:: The problem ::
List each line in which the string "that" appears.

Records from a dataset
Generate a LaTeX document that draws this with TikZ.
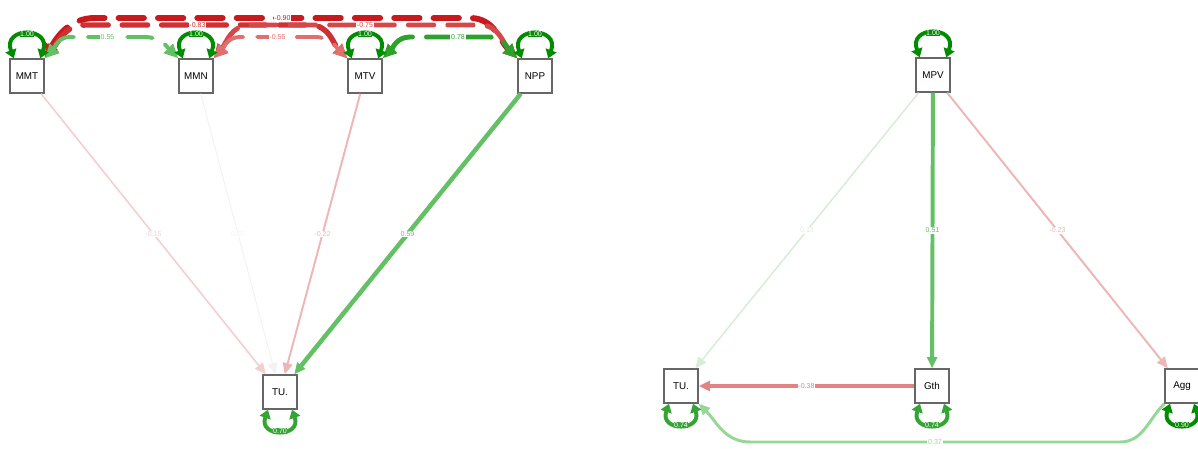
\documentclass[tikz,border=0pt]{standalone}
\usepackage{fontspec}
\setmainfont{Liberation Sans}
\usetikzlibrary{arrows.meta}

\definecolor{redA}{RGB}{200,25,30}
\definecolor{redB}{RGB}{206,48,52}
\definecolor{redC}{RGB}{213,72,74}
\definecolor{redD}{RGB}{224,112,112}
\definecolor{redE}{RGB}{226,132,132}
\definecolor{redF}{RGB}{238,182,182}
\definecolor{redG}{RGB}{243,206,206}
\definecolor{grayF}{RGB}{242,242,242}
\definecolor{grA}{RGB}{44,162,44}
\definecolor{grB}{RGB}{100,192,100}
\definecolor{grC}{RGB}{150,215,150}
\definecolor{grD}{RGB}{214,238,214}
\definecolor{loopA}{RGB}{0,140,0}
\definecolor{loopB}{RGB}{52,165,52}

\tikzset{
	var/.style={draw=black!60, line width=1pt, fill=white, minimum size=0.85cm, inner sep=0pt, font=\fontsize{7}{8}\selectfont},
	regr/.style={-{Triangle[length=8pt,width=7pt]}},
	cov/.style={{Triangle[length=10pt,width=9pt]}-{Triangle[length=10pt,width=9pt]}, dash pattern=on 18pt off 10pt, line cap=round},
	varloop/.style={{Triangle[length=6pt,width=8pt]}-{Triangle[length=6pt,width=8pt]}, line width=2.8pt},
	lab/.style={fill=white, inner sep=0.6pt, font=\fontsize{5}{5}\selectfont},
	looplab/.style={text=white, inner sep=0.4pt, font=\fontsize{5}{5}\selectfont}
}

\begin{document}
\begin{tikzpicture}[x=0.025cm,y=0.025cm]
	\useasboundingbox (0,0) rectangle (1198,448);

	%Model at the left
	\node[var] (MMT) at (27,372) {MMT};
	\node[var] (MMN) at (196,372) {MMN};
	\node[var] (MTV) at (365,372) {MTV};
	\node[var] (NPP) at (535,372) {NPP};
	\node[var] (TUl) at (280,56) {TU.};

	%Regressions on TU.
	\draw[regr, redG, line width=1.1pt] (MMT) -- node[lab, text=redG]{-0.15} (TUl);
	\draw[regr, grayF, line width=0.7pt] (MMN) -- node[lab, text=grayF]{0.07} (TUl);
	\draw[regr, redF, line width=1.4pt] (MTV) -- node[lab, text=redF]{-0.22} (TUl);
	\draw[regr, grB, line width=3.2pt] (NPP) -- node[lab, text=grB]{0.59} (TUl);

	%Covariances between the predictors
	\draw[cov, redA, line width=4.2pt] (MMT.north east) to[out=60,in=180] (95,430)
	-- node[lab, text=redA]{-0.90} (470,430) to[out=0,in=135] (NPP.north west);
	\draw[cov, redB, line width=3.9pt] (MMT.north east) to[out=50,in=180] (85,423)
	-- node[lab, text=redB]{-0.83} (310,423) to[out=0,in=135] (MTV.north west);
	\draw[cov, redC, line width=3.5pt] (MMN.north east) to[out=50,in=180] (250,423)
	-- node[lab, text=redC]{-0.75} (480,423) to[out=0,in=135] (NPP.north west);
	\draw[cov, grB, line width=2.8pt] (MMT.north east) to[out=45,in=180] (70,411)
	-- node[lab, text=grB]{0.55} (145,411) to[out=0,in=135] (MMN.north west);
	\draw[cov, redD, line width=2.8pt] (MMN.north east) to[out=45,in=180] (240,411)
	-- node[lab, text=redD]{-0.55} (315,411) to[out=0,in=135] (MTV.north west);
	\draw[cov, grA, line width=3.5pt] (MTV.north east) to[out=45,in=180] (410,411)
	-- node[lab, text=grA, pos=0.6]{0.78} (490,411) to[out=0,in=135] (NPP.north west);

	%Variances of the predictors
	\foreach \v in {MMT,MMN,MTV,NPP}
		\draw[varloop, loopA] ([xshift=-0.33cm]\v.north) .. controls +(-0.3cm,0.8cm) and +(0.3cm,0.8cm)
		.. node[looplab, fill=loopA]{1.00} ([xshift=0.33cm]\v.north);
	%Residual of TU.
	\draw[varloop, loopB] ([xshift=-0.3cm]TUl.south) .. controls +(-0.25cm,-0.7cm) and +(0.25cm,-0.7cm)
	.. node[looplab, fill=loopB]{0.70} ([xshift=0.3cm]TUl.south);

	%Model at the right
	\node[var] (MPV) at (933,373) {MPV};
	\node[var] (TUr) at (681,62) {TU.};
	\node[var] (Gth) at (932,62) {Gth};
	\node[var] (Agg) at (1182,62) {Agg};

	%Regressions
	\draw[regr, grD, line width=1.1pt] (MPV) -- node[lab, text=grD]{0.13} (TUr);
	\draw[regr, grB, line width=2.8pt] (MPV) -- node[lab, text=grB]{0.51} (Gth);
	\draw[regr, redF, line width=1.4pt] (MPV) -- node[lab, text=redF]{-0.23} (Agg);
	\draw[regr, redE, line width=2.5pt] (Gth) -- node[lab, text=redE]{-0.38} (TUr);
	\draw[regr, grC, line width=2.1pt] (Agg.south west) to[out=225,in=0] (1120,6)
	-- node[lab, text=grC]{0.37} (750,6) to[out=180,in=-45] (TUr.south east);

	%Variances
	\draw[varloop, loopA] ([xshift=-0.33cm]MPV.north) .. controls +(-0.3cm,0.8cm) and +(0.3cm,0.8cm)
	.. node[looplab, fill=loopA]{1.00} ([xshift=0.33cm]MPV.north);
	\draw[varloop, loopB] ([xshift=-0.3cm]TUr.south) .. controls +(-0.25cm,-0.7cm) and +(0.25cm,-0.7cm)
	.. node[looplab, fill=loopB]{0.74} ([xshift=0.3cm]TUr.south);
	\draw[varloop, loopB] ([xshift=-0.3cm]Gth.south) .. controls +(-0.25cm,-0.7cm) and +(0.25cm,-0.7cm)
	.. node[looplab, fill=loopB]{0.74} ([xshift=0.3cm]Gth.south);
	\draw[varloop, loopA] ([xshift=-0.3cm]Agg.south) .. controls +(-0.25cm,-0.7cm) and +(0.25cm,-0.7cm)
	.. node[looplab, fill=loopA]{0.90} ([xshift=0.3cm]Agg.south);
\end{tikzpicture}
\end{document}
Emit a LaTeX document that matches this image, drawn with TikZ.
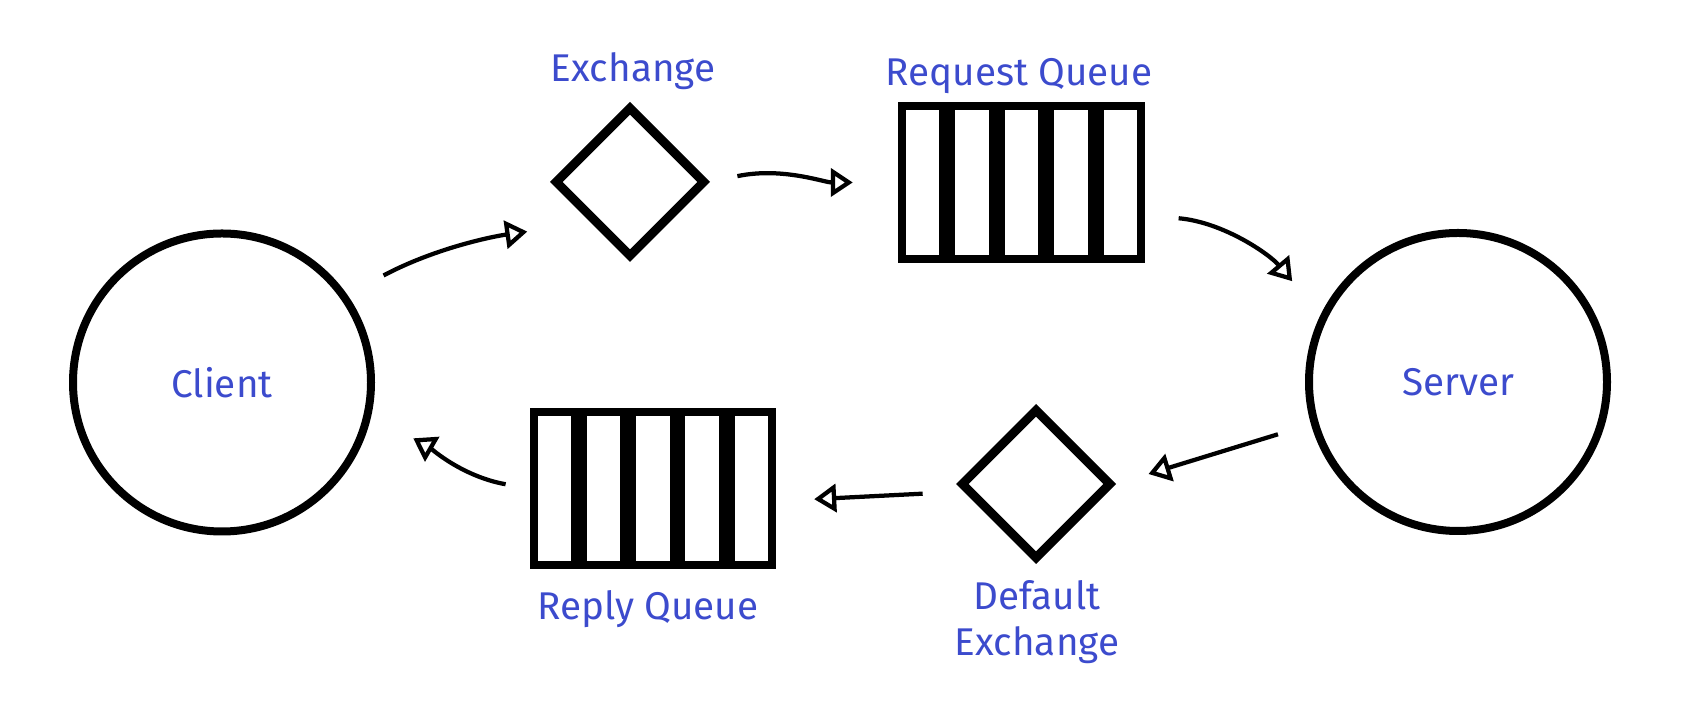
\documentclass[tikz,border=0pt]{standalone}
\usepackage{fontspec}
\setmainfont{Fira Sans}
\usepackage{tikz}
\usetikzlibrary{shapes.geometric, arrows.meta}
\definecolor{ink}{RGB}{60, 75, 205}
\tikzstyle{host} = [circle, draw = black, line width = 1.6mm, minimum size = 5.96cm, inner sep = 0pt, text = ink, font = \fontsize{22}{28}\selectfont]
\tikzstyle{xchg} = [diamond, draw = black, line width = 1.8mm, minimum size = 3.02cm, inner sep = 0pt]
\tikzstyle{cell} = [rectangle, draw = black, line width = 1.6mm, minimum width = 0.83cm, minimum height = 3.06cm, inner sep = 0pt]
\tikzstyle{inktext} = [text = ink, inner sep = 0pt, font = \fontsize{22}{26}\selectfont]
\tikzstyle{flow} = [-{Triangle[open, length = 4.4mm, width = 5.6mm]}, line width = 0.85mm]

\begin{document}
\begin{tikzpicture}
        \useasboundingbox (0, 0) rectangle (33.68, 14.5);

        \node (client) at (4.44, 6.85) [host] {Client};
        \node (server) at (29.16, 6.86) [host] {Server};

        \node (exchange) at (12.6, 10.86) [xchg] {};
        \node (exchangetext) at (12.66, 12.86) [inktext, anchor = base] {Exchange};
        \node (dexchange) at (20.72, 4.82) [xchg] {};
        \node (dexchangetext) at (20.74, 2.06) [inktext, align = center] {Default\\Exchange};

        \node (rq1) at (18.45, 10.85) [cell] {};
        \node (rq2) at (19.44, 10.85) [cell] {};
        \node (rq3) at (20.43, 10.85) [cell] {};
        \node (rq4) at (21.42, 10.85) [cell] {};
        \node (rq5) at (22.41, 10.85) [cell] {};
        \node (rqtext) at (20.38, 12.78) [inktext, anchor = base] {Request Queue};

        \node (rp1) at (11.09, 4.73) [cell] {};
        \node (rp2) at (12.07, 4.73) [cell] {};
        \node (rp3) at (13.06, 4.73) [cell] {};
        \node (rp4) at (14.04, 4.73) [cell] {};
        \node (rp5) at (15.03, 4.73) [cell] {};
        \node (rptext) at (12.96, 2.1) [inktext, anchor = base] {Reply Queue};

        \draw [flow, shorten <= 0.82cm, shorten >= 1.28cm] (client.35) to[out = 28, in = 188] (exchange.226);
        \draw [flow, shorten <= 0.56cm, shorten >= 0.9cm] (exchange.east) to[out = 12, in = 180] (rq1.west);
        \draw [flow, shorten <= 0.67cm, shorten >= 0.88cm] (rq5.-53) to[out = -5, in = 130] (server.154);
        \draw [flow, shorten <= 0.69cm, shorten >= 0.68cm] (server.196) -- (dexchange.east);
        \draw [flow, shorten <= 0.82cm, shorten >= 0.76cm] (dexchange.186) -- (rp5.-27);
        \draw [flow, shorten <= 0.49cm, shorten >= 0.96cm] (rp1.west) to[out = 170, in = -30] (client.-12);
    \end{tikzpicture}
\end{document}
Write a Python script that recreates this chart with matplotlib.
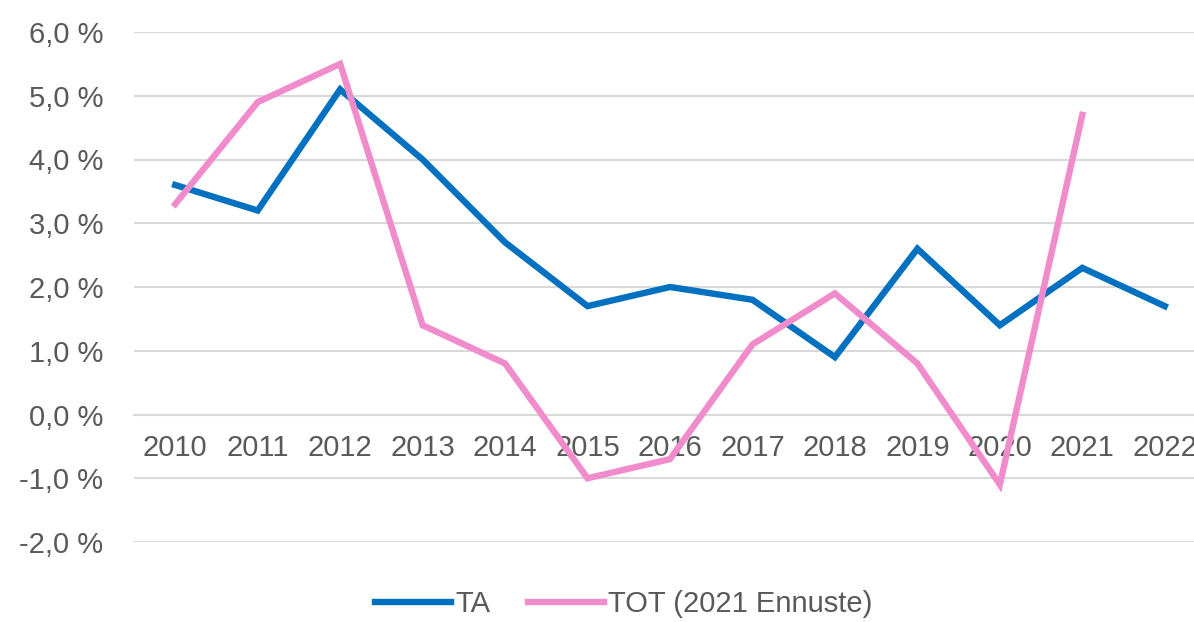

:: Exercise solution ::
Generate a LaTeX document that draws this with TikZ.
Emit a LaTeX document that matches this image, drawn with TikZ.
Write a Python script that recreates this chart with matplotlib.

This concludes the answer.